Kubernetes / Cost Analysis
The Cost of a Service Mesh on Kubernetes: Istio vs. Linkerd
A service mesh adds powerful features, but at what cost? This guide provides a head-to-head cost analysis of Istio vs. Linkerd, comparing their resource overhead and performance impact to help you choose the right mesh for your Kubernetes budget.
The Cost of a Service Mesh on Kubernetes: Istio vs. Linkerd

A service mesh provides advanced capabilities for managing, securing, and observing service-to-service communication in a microservices architecture. For Kubernetes, two projects lead the conversation: the feature-rich Istio and the lightweight Linkerd.

While both promise to solve similar problems, they have fundamentally different architectures, which has a direct and significant Kubernetes service mesh cost impact. A service mesh is not "free"; its components consume CPU and memory, adding to your cloud bill. This guide provides a comparative analysis of the resource overhead of choosing Istio versus Linkerd.

How a Service Mesh Adds Cost

A service mesh works by injecting a "sidecar" proxy into every application pod. All network traffic is intercepted by this proxy, which introduces two layers of cost:

  1. Control Plane Overhead: Both Istio and Linkerd have a control plane (a set of pods) that manages the sidecar proxies and consumes CPU and memory.

  2. Data Plane Overhead: This is the more significant cost. Every application pod now has an additional sidecar container. The cumulative CPU and memory consumption of all these proxies across a large cluster can be substantial.

The Contenders: A Tale of Two Philosophies

The cost difference stems from their core design philosophies.

  • Istio: The Feature-Rich Powerhouse. Istio is designed to be the ultimate, do-everything service mesh. It uses the powerful but complex Envoy proxy. This power comes at the cost of higher complexity and resource consumption.

  • Linkerd: The Lightweight Performer. Linkerd's philosophy is to be as simple and performant as possible. It uses its own purpose-built "micro-proxy" written in Rust, which is designed to be extremely efficient. It prioritizes performance and low overhead over an exhaustive feature list.

The Cost and Performance Showdown: Istio vs. Linkerd

Benchmarks consistently show a significant difference in the resource footprint.

Data Plane Resource Consumption

This is where the difference is most dramatic.
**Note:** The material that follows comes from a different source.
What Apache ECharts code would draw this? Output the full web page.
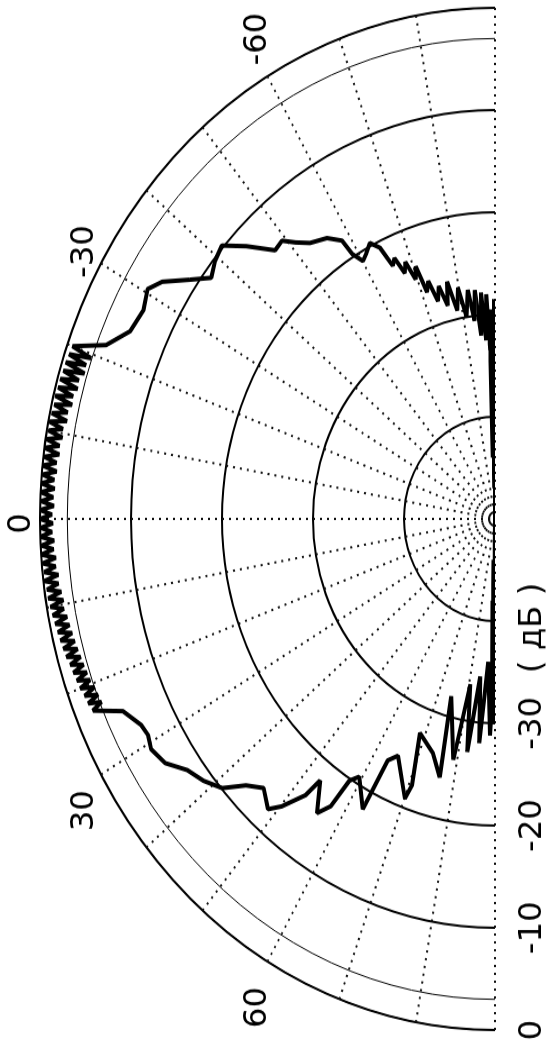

  • Memory: Linkerd's micro-proxy typically consumes an order of magnitude less memory than Istio's Envoy proxy. Benchmarks have shown a Linkerd proxy consuming ~26 MB of RAM, while an Istio proxy consumed ~156 MB—a 6x difference.

  • CPU: Linkerd also tends to be more CPU-efficient, with benchmarks showing Istio's proxy using 85% more CPU time under load.

Latency Impact

Injecting a proxy inevitably adds latency to each request.

  • The Difference: Linkerd's lightweight proxy consistently adds less latency than Istio's. At high traffic volumes, one benchmark found Istio added nearly three times as much median latency.

The Financial Implications

This difference in resource consumption translates directly into higher costs for Istio. The extra CPU and memory consumed by Istio sidecars mean you will need more or larger worker nodes to run the same number of application pods, directly increasing your cloud bill.

The Verdict: Which Mesh is Right for You?

The choice is a classic trade-off between features and efficiency.

Choose Istio if:

  • You need its extensive and highly customizable feature set.

  • You have a large platform engineering team with the expertise to manage its complexity.

  • You can absorb the higher resource costs in exchange for advanced capabilities.

Choose Linkerd if:

  • Performance and low overhead are your primary concerns.

  • Cost optimization is a key driver.

  • You value simplicity and ease of use over an exhaustive feature list.

Conclusion

A service mesh is a powerful addition to any Kubernetes stack, but it is not a free one. While Istio offers unparalleled depth of features, this comes at a significant cost in resource consumption and complexity. For the majority of teams looking for the core benefits of a service mesh without a major impact on their cloud bill, Linkerd's focus on performance and efficiency makes it the more cost-effective and pragmatic choice.